THE TASK
Repeat the listing exactly as given, omitting every image.

DATA SHOWN
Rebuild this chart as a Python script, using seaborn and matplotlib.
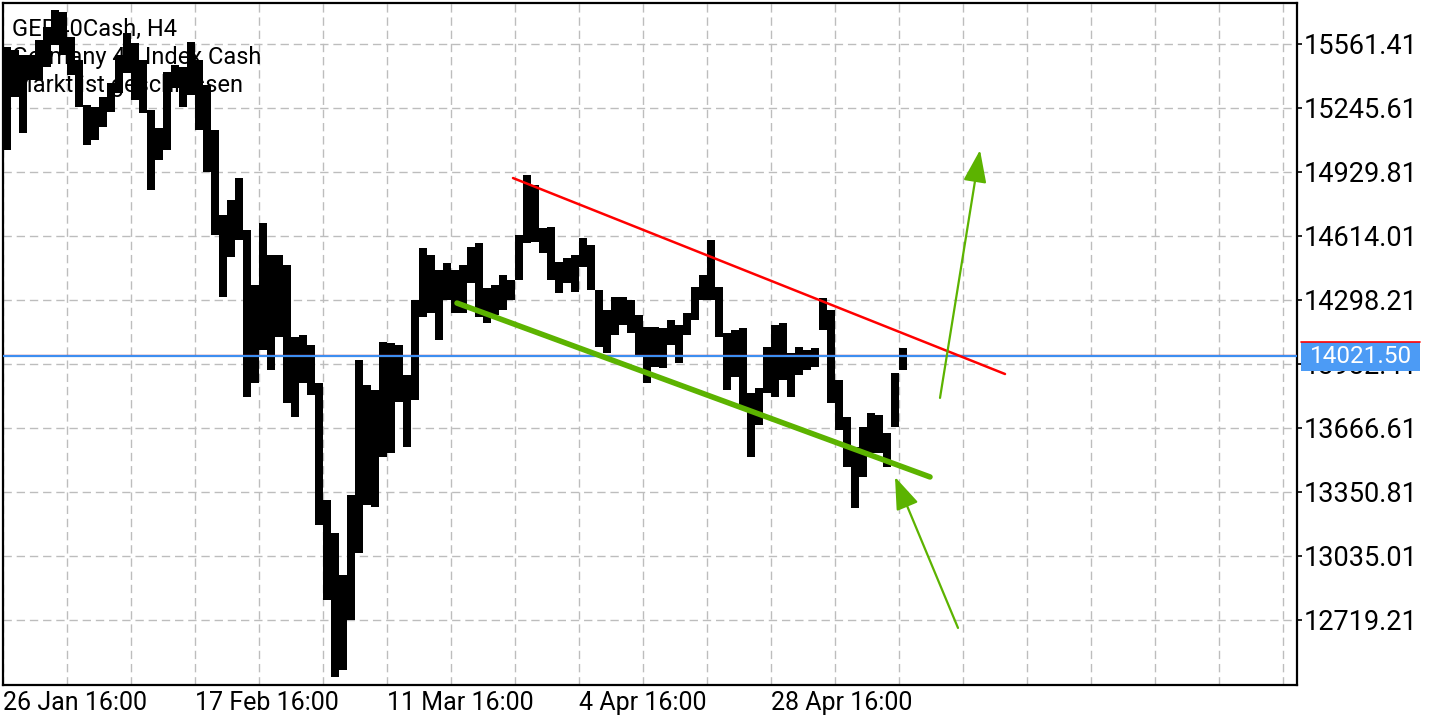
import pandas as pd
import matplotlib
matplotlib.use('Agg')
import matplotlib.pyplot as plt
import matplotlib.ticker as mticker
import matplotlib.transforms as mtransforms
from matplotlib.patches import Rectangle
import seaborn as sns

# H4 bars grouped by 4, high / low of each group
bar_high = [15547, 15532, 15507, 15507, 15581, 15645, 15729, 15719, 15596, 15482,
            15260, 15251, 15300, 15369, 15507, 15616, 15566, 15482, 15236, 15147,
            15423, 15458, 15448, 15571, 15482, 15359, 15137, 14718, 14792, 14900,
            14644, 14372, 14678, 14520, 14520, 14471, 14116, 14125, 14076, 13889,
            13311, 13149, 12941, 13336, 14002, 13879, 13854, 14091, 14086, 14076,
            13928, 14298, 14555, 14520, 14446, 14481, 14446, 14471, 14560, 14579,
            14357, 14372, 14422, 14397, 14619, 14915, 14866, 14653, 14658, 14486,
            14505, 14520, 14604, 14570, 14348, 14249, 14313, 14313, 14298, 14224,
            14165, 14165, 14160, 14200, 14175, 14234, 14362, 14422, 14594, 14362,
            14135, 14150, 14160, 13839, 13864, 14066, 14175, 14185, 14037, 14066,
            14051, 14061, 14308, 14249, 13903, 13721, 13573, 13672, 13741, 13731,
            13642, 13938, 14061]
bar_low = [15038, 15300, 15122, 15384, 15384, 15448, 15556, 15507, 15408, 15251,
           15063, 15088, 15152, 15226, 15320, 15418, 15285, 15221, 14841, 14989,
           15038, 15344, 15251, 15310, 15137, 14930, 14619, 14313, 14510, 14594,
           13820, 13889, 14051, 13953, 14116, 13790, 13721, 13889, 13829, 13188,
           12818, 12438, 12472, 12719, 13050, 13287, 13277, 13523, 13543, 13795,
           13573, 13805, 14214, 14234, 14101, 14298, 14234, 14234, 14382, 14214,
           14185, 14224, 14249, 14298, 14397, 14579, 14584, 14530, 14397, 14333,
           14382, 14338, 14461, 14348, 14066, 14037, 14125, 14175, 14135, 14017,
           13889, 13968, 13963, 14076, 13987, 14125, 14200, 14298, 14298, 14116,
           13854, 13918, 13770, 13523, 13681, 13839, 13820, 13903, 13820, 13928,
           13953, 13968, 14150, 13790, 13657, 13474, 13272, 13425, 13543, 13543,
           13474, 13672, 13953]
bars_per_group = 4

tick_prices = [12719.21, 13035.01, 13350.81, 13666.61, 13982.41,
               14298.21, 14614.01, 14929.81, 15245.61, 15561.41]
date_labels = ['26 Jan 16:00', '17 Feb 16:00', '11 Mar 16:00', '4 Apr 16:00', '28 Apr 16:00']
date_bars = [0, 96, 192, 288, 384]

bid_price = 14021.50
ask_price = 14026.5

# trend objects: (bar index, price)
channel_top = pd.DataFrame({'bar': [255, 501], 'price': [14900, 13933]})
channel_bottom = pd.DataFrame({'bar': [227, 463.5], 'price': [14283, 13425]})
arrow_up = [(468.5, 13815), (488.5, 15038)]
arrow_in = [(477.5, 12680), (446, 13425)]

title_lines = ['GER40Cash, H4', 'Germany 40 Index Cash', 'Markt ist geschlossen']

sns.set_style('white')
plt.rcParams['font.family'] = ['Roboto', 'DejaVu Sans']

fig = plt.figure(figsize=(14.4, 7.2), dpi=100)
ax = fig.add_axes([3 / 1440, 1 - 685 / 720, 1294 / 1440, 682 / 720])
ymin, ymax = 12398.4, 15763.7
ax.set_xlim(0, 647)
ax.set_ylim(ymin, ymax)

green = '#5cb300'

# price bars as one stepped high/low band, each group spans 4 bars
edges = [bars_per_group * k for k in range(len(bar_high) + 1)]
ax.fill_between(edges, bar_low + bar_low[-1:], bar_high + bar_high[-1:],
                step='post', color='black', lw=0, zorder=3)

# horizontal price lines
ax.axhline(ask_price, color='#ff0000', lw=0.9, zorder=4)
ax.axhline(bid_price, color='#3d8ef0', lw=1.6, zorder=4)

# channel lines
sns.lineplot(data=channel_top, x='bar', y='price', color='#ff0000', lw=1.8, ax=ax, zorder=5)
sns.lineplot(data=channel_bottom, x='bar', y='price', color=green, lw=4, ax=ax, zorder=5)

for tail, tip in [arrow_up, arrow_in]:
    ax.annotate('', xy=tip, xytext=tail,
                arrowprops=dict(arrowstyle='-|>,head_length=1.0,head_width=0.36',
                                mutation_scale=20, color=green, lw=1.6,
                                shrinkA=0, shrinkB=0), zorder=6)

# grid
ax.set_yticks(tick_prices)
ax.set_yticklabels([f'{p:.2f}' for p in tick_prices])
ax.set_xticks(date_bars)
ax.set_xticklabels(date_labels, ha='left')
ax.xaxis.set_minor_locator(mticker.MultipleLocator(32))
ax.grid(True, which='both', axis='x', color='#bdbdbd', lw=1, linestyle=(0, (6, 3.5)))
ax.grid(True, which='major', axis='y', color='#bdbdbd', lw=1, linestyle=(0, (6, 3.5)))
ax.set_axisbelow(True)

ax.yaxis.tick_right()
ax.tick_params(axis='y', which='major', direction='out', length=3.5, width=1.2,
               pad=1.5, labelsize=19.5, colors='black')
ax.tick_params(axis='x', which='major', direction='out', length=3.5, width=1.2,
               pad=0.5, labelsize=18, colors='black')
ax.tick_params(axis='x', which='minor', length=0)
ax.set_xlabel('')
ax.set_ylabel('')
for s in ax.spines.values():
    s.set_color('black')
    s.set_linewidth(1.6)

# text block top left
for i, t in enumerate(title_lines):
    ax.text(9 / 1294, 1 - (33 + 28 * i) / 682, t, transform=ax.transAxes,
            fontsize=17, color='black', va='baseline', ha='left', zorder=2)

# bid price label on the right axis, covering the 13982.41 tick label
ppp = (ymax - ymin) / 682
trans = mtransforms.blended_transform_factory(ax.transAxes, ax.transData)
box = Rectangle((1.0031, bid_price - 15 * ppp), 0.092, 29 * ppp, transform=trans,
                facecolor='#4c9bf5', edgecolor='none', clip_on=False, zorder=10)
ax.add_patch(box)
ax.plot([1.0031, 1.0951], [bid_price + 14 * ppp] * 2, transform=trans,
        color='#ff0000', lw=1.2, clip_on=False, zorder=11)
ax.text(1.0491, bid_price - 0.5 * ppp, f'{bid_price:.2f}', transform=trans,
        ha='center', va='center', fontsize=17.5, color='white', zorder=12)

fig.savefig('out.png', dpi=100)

WRITTEN SOLUTION
Rebuild this chart as a Python script, using seaborn and matplotlib.
import pandas as pd
import matplotlib
matplotlib.use('Agg')
import matplotlib.pyplot as plt
import matplotlib.ticker as mticker
import matplotlib.transforms as mtransforms
from matplotlib.patches import Rectangle
import seaborn as sns

# H4 bars grouped by 4, high / low of each group
bar_high = [15547, 15532, 15507, 15507, 15581, 15645, 15729, 15719, 15596, 15482,
            15260, 15251, 15300, 15369, 15507, 15616, 15566, 15482, 15236, 15147,
            15423, 15458, 15448, 15571, 15482, 15359, 15137, 14718, 14792, 14900,
            14644, 14372, 14678, 14520, 14520, 14471, 14116, 14125, 14076, 13889,
            13311, 13149, 12941, 13336, 14002, 13879, 13854, 14091, 14086, 14076,
            13928, 14298, 14555, 14520, 14446, 14481, 14446, 14471, 14560, 14579,
            14357, 14372, 14422, 14397, 14619, 14915, 14866, 14653, 14658, 14486,
            14505, 14520, 14604, 14570, 14348, 14249, 14313, 14313, 14298, 14224,
            14165, 14165, 14160, 14200, 14175, 14234, 14362, 14422, 14594, 14362,
            14135, 14150, 14160, 13839, 13864, 14066, 14175, 14185, 14037, 14066,
            14051, 14061, 14308, 14249, 13903, 13721, 13573, 13672, 13741, 13731,
            13642, 13938, 14061]
bar_low = [15038, 15300, 15122, 15384, 15384, 15448, 15556, 15507, 15408, 15251,
           15063, 15088, 15152, 15226, 15320, 15418, 15285, 15221, 14841, 14989,
           15038, 15344, 15251, 15310, 15137, 14930, 14619, 14313, 14510, 14594,
           13820, 13889, 14051, 13953, 14116, 13790, 13721, 13889, 13829, 13188,
           12818, 12438, 12472, 12719, 13050, 13287, 13277, 13523, 13543, 13795,
           13573, 13805, 14214, 14234, 14101, 14298, 14234, 14234, 14382, 14214,
           14185, 14224, 14249, 14298, 14397, 14579, 14584, 14530, 14397, 14333,
           14382, 14338, 14461, 14348, 14066, 14037, 14125, 14175, 14135, 14017,
           13889, 13968, 13963, 14076, 13987, 14125, 14200, 14298, 14298, 14116,
           13854, 13918, 13770, 13523, 13681, 13839, 13820, 13903, 13820, 13928,
           13953, 13968, 14150, 13790, 13657, 13474, 13272, 13425, 13543, 13543,
           13474, 13672, 13953]
bars_per_group = 4

tick_prices = [12719.21, 13035.01, 13350.81, 13666.61, 13982.41,
               14298.21, 14614.01, 14929.81, 15245.61, 15561.41]
date_labels = ['26 Jan 16:00', '17 Feb 16:00', '11 Mar 16:00', '4 Apr 16:00', '28 Apr 16:00']
date_bars = [0, 96, 192, 288, 384]

bid_price = 14021.50
ask_price = 14026.5

# trend objects: (bar index, price)
channel_top = pd.DataFrame({'bar': [255, 501], 'price': [14900, 13933]})
channel_bottom = pd.DataFrame({'bar': [227, 463.5], 'price': [14283, 13425]})
arrow_up = [(468.5, 13815), (488.5, 15038)]
arrow_in = [(477.5, 12680), (446, 13425)]

title_lines = ['GER40Cash, H4', 'Germany 40 Index Cash', 'Markt ist geschlossen']

sns.set_style('white')
plt.rcParams['font.family'] = ['Roboto', 'DejaVu Sans']

fig = plt.figure(figsize=(14.4, 7.2), dpi=100)
ax = fig.add_axes([3 / 1440, 1 - 685 / 720, 1294 / 1440, 682 / 720])
ymin, ymax = 12398.4, 15763.7
ax.set_xlim(0, 647)
ax.set_ylim(ymin, ymax)

green = '#5cb300'

# price bars as one stepped high/low band, each group spans 4 bars
edges = [bars_per_group * k for k in range(len(bar_high) + 1)]
ax.fill_between(edges, bar_low + bar_low[-1:], bar_high + bar_high[-1:],
                step='post', color='black', lw=0, zorder=3)

# horizontal price lines
ax.axhline(ask_price, color='#ff0000', lw=0.9, zorder=4)
ax.axhline(bid_price, color='#3d8ef0', lw=1.6, zorder=4)

# channel lines
sns.lineplot(data=channel_top, x='bar', y='price', color='#ff0000', lw=1.8, ax=ax, zorder=5)
sns.lineplot(data=channel_bottom, x='bar', y='price', color=green, lw=4, ax=ax, zorder=5)

for tail, tip in [arrow_up, arrow_in]:
    ax.annotate('', xy=tip, xytext=tail,
                arrowprops=dict(arrowstyle='-|>,head_length=1.0,head_width=0.36',
                                mutation_scale=20, color=green, lw=1.6,
                                shrinkA=0, shrinkB=0), zorder=6)

# grid
ax.set_yticks(tick_prices)
ax.set_yticklabels([f'{p:.2f}' for p in tick_prices])
ax.set_xticks(date_bars)
ax.set_xticklabels(date_labels, ha='left')
ax.xaxis.set_minor_locator(mticker.MultipleLocator(32))
ax.grid(True, which='both', axis='x', color='#bdbdbd', lw=1, linestyle=(0, (6, 3.5)))
ax.grid(True, which='major', axis='y', color='#bdbdbd', lw=1, linestyle=(0, (6, 3.5)))
ax.set_axisbelow(True)

ax.yaxis.tick_right()
ax.tick_params(axis='y', which='major', direction='out', length=3.5, width=1.2,
               pad=1.5, labelsize=19.5, colors='black')
ax.tick_params(axis='x', which='major', direction='out', length=3.5, width=1.2,
               pad=0.5, labelsize=18, colors='black')
ax.tick_params(axis='x', which='minor', length=0)
ax.set_xlabel('')
ax.set_ylabel('')
for s in ax.spines.values():
    s.set_color('black')
    s.set_linewidth(1.6)

# text block top left
for i, t in enumerate(title_lines):
    ax.text(9 / 1294, 1 - (33 + 28 * i) / 682, t, transform=ax.transAxes,
            fontsize=17, color='black', va='baseline', ha='left', zorder=2)

# bid price label on the right axis, covering the 13982.41 tick label
ppp = (ymax - ymin) / 682
trans = mtransforms.blended_transform_factory(ax.transAxes, ax.transData)
box = Rectangle((1.0031, bid_price - 15 * ppp), 0.092, 29 * ppp, transform=trans,
                facecolor='#4c9bf5', edgecolor='none', clip_on=False, zorder=10)
ax.add_patch(box)
ax.plot([1.0031, 1.0951], [bid_price + 14 * ppp] * 2, transform=trans,
        color='#ff0000', lw=1.2, clip_on=False, zorder=11)
ax.text(1.0491, bid_price - 0.5 * ppp, f'{bid_price:.2f}', transform=trans,
        ha='center', va='center', fontsize=17.5, color='white', zorder=12)

fig.savefig('out.png', dpi=100)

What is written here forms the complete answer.